Overall HB 7069 appropriates $413,950,000 in recurring funds and $5 million in nonrecurring funds for a total of almost $419 million dollars. The bulk goes to the Best and Brightest Scholarship Program and the schools of hope. There are also appropriations for the Gardiner Scholarship Program, for the administration of paper/pencil assessments, and various studies.
It is clear the Legislature wants to focus attention on and improve the achievement of students in persistently low-performing schools through additional programs and funding. That is laudable, but the Legislature has said for as long as any can remember that more funds are not needed to improve student achievement.
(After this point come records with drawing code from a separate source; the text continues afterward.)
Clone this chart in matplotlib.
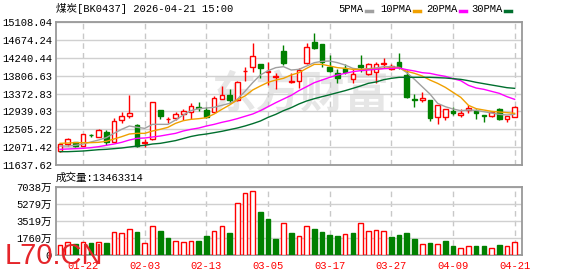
import matplotlib
matplotlib.use('Agg')
import matplotlib.pyplot as plt
from matplotlib.patches import Rectangle
from matplotlib.lines import Line2D

plt.rcParams['font.family'] = ['Liberation Mono', 'Noto Sans CJK SC', 'DejaVu Sans']

#=====data===================================#
dates = ['01-19', '01-20', '01-21', '01-22', '01-23', '01-26', '01-27', '01-28', '01-29', '01-30',
         '02-02', '02-03', '02-04', '02-05', '02-06', '02-09', '02-10', '02-11', '02-12', '02-13',
         '02-24', '02-25', '02-26', '02-27', '03-02', '03-03', '03-04', '03-05', '03-06', '03-09',
         '03-10', '03-11', '03-12', '03-13', '03-16', '03-17', '03-18', '03-19', '03-20', '03-23',
         '03-24', '03-25', '03-26', '03-27', '03-30', '03-31', '04-01', '04-02', '04-03', '04-07',
         '04-08', '04-09', '04-10', '04-13', '04-14', '04-15', '04-16', '04-17', '04-20', '04-21']

opens = [11978, 12140, 12188, 12106, 12365, 12325, 12431, 12203, 12738, 12834,
         12601, 12180, 12261, 12972, 12745, 12785, 12883, 12916, 13050, 12972,
         12932, 13248, 13336, 13215, 13910, 14016, 14089, 13895, 13780, 14411,
         13650, 13684, 14106, 14615, 14567, 14023, 13862, 13984, 13725, 14057,
         13838, 13887, 14100, 13960, 14130, 13822, 13248, 13208, 13215, 12795,
         12795, 12956, 12843, 12972, 12948, 12850, 12834, 12989, 12754, 12795]
highs = [12150, 12293, 12200, 12390, 12390, 12500, 12487, 12779, 12932, 13336,
         12633, 12261, 13159, 12980, 12810, 12916, 12989, 13135, 13159, 13038,
         13313, 13555, 13475, 13676, 14016, 14598, 14089, 14130, 13862, 14550,
         13860, 13984, 14606, 14834, 14575, 14307, 13960, 14081, 14000, 14307,
         14106, 14145, 14227, 14081, 14348, 13943, 13361, 13416, 13215, 13094,
         13000, 13038, 12989, 13094, 12989, 12860, 12916, 13013, 12835, 13070]
lows = [11965, 12098, 12075, 12100, 12310, 12315, 12130, 12195, 12649, 12785,
        12074, 12082, 12255, 12761, 12649, 12729, 12730, 12761, 12956, 12770,
        12930, 13240, 13151, 13190, 13676, 13895, 13756, 13578, 13482, 14065,
        13620, 13499, 14089, 14453, 14023, 13902, 13620, 13846, 13620, 13902,
        13822, 13620, 13984, 13935, 13960, 13256, 13053, 13175, 12714, 12632,
        12730, 12851, 12795, 12892, 12761, 12673, 12810, 12730, 12689, 12795]
closes = [12140, 12261, 12098, 12382, 12355, 12487, 12203, 12706, 12819, 12892,
          12098, 12196, 13159, 12834, 12760, 12868, 12948, 13062, 13030, 12810,
          13264, 13329, 13215, 13652, 13930, 14290, 14000, 13920, 13800, 14106,
          13665, 13943, 14494, 14480, 14130, 13926, 13741, 13887, 13838, 14008,
          14081, 14089, 14115, 14049, 14023, 13281, 13224, 13264, 12771, 13094,
          12997, 12892, 12900, 13013, 12892, 12838, 12916, 12754, 12819, 13038]

ma5 = [12098, 12098, 12115, 12147, 12196, 12244, 12301, 12406, 12503, 12584,
       12552, 12527, 12624, 12624, 12624, 12730, 12851, 12956, 13005, 13021,
       13037, 13086, 13134, 13231, 13425, 13636, 13822, 13927, 14000, 14024,
       13943, 13959, 14040, 14121, 14153, 14161, 14121, 14064, 13983, 13959,
       13975, 13992, 14024, 14024, 14008, 13878, 13716, 13538, 13361, 13134,
       13053, 12997, 12956, 12972, 12964, 12932, 12900, 12867, 12851, 12867]
ma10 = [12163, 12171, 12180, 12180, 12180, 12188, 12212, 12268, 12325, 12390,
        12406, 12406, 12463, 12503, 12552, 12649, 12713, 12746, 12762, 12786,
        12875, 12988, 13094, 13215, 13312, 13458, 13555, 13644, 13700, 13741,
        13822, 13878, 13983, 14080, 14080, 14040, 14000, 13983, 13959, 13959,
        13959, 13967, 13983, 14000, 14000, 13911, 13862, 13797, 13700, 13619,
        13522, 13401, 13280, 13086, 13005, 12972, 12940, 12924, 12908, 12891]
ma20 = [12018, 12026, 12034, 12042, 12058, 12082, 12115, 12147, 12188, 12244,
        12285, 12293, 12317, 12341, 12374, 12406, 12463, 12503, 12535, 12584,
        12624, 12673, 12713, 12762, 12819, 12875, 12956, 13053, 13150, 13239,
        13328, 13442, 13538, 13636, 13700, 13765, 13822, 13862, 13903, 13927,
        13943, 13959, 13975, 13983, 13992, 13951, 13919, 13878, 13862, 13822,
        13789, 13733, 13684, 13571, 13506, 13474, 13425, 13377, 13296, 13231]
ma30 = [11961, 11961, 11969, 11977, 11993, 12009, 12018, 12034, 12050, 12074,
        12098, 12115, 12147, 12163, 12196, 12230, 12280, 12330, 12366, 12390,
        12422, 12455, 12495, 12535, 12584, 12641, 12705, 12794, 12867, 12956,
        13029, 13118, 13191, 13247, 13296, 13344, 13393, 13442, 13498, 13555,
        13619, 13652, 13708, 13741, 13765, 13765, 13765, 13765, 13765, 13757,
        13749, 13733, 13716, 13684, 13644, 13611, 13579, 13547, 13514, 13498]

# volume in 万
volumes = [1099, 1339, 1133, 1408, 1236, 1408, 1236, 2437, 2334, 2746,
           2369, 1305, 3055, 2472, 1751, 1510, 1408, 1510, 1442, 1957,
           2540, 3055, 2266, 5321, 6351, 6557, 4429, 3708, 1648, 3364,
           2300, 1957, 2987, 2678, 2369, 2060, 1957, 2163, 2300, 3296,
           2472, 2643, 2472, 1854, 2060, 2266, 1648, 1202, 1236, 1133,
           1442, 927, 790, 996, 927, 927, 790, 1030, 996, 1346]

price_ticks = [11637.62, 12071.42, 12505.22, 12939.03, 13372.83,
               13806.63, 14240.44, 14674.24, 15108.04]
vol_ticks = [0, 1760, 3519, 5279, 7038]
vol_labels = ['0', '1760万', '3519万', '5279万', '7038万']

ma_names = ['5PMA', '10PMA', '20PMA', '30PMA']
ma_colors = ['#a0a0a0', '#f0a000', '#ff00ff', '#006f2e']

title = '煤炭[BK0437] 2026-04-21 15:00'
vol_title = '成交量:13463314'

RED = '#ff0000'
GREEN = '#008000'

#=====figure / panels===============#
W, H = 578, 276
fig = plt.figure(figsize=(W / 100, H / 100), dpi=100)


def fx(px):
    return px / W


def fy(py):
    return 1 - py / H


ax = fig.add_axes([fx(56), fy(165), fx(522) - fx(56), fy(22) - fy(165)])
axv = fig.add_axes([fx(56), fy(255.3), fx(522) - fx(56), fy(186.7) - fy(255.3)])

n = len(closes)
xs = list(range(n))
tick_pos = list(range(3, n, 8))

# candles
for i in xs:
    o, h, l, c = opens[i], highs[i], lows[i], closes[i]
    up = c >= o
    col = RED if up else GREEN
    ax.vlines(i, l, h, color=col, lw=1, zorder=3)
    ax.add_patch(Rectangle((i - 0.3, min(o, c)), 0.6, max(abs(c - o), 4),
                           facecolor='white' if up else col, edgecolor=col,
                           lw=1, zorder=4))

for vals, col in zip([ma5, ma10, ma20, ma30], ma_colors):
    ax.plot(xs, vals, color=col, lw=1, zorder=5)

# watermark
ax.text(fx(300), fy(95), '东方财富', transform=fig.transFigure, fontsize=32,
        color='#e6e6e6', fontweight='bold', family='Noto Sans CJK SC',
        ha='center', va='center', zorder=1)

# volume bars, colour by close vs previous close
prev = [closes[0] - 1] + closes[:-1]
faces = ['white' if c >= p else GREEN for c, p in zip(closes, prev)]
edges = [RED if c >= p else GREEN for c, p in zip(closes, prev)]
axv.bar(xs, volumes, width=0.6, color=faces, edgecolor=edges, lw=1, zorder=3)

#=====axes styling===============#
for a in (ax, axv):
    a.set_xlim(-0.52, n - 0.05)
    a.set_xticks(tick_pos)
    a.grid(axis='y', color='#d0d0d0', lw=1, zorder=0)
    a.grid(axis='x', color='#c8c8c8', lw=1, ls=(0, (4, 3)), zorder=0)
    a.tick_params(length=0, labelsize=7.6, pad=3)
    for s in a.spines.values():
        s.set_color('#999999')
        s.set_linewidth(1.3)

ax.set_ylim(price_ticks[0], price_ticks[-1])
ax.set_yticks(price_ticks)
ax.set_yticklabels(['%.2f' % v for v in price_ticks])
ax.tick_params(labelbottom=False)

axv.set_ylim(0, vol_ticks[-1])
axv.set_yticks(vol_ticks)
axv.set_yticklabels(vol_labels)
axv.set_xticklabels([dates[i] for i in tick_pos], color=RED)
axv.tick_params(axis='x', pad=4)

#=====texts===============#
fig.text(fx(56), fy(9), title, fontsize=7.6, va='center', ha='left')
fig.text(fx(56), fy(177.5), vol_title, fontsize=7.6, va='center', ha='left')

# legend
leg_x = [338, 380, 426, 471]
for name, col, lx in zip(ma_names, ma_colors, leg_x):
    t = fig.text(fx(lx), fy(9), name, fontsize=7.6, va='center', ha='left')
    fig.canvas.draw()
    bb = t.get_window_extent()
    x0 = bb.x1 / W + fx(3)
    fig.add_artist(Line2D([x0, x0 + fx(6)], [fy(10.5), fy(10.5)], color=col, lw=2.5))

fig.text(fx(5), fy(256), 'L70.CN', fontsize=21, color='#e5252a',
         family='Liberation Sans', va='center', ha='left', zorder=10)

fig.savefig('out.png', dpi=100)
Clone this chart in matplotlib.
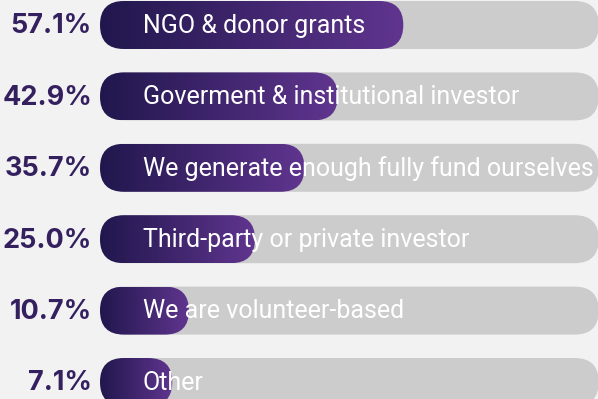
import numpy as np
import matplotlib.pyplot as plt
from matplotlib.patches import FancyBboxPatch
from matplotlib.colors import LinearSegmentedColormap

# Survey: main funding sources
labels = [
    "NGO & donor grants",
    "Goverment & institutional investor",
    "We generate enough fully fund ourselves",
    "Third-party or private investor",
    "We are volunteer-based",
    "Other",
]
shares = [57.1, 42.9, 35.7, 25.0, 10.7, 7.1]

BG = "#f2f2f2"
TRACK = "#cccccc"
grad = LinearSegmentedColormap.from_list("purple", ["#21174d", "#60358f"])

W, H, DPI = 598, 399, 100
fig = plt.figure(figsize=(W / DPI, H / DPI), dpi=DPI, facecolor=BG)
ax = fig.add_axes([0, 0, 1, 1])
ax.set_facecolor(BG)

# x in percent, y in row index (top row = 0)
px_per_pct = 4.62
px_per_row = 71.4
x_at0 = 139.5          # pixel where 0% sits
ax.axis("off")

track_left = (100 - x_at0) / px_per_pct
track_right = 99.4
bar_h = 48 / px_per_row
radius = 24 / px_per_pct
aspect = px_per_pct / px_per_row

def rounded(x0, x1, yc, **kw):
    return FancyBboxPatch((x0, yc - bar_h / 2), x1 - x0, bar_h,
                          boxstyle=f"round,pad=0,rounding_size={radius}",
                          mutation_aspect=aspect, linewidth=0, **kw)

ramp = np.linspace(0, 1, 256).reshape(1, -1)
for i, (lab, v) in enumerate(zip(labels, shares)):
    ax.add_patch(rounded(track_left, track_right, i, facecolor=TRACK, zorder=1))
    fill = rounded(track_left, v, i, facecolor="none", zorder=2)
    ax.add_patch(fill)
    img = ax.imshow(ramp, cmap=grad, aspect="auto", zorder=2,
                    extent=(track_left, v, i + bar_h / 2, i - bar_h / 2))
    img.set_clip_path(fill)
    ax.text((143 - x_at0) / px_per_pct, i + 0.01, lab, color="white",
            fontsize=18, family="Roboto", va="center", ha="left", zorder=3)
    ax.text((92 - x_at0) / px_per_pct, i + 0.02, f"{v:.1f}%", color="#35205f",
            fontsize=19.5, family="Inter", weight="bold", va="center", ha="right",
            zorder=3)

ax.set_ylim((H - 25) / px_per_row, -25 / px_per_row)
ax.set_xlim(-x_at0 / px_per_pct, (W - x_at0) / px_per_pct)
fig.savefig("out.png", dpi=DPI, facecolor=BG)
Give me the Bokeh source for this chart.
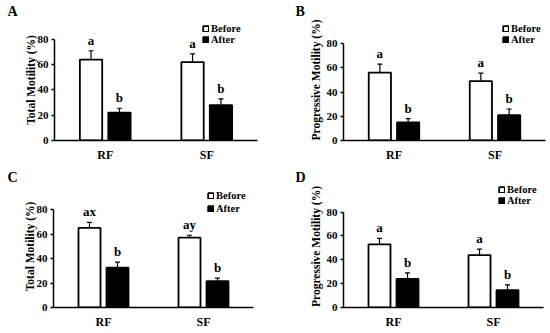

Apparently charter schools need more money to improve student achievement, but district operated schools do not need more money to provide the additional instruction and services the charter school operators claimed as the secret sauce leading to their success. Governor, the Florida Constitution we all swore to uphold calls for a uniform system of free public education. If this double standard isn’t a dual school system, we don’t know what else to call it. Additionally, this bill does not guarantee that these low-performing students will ever be served. In addition, there is little accountability or efficiency in the expenditure of limited taxpayer funds. The bonuses for teachers fall far short of the salary enhancements you have championed in the past. We respectfully request that you veto HB 7069.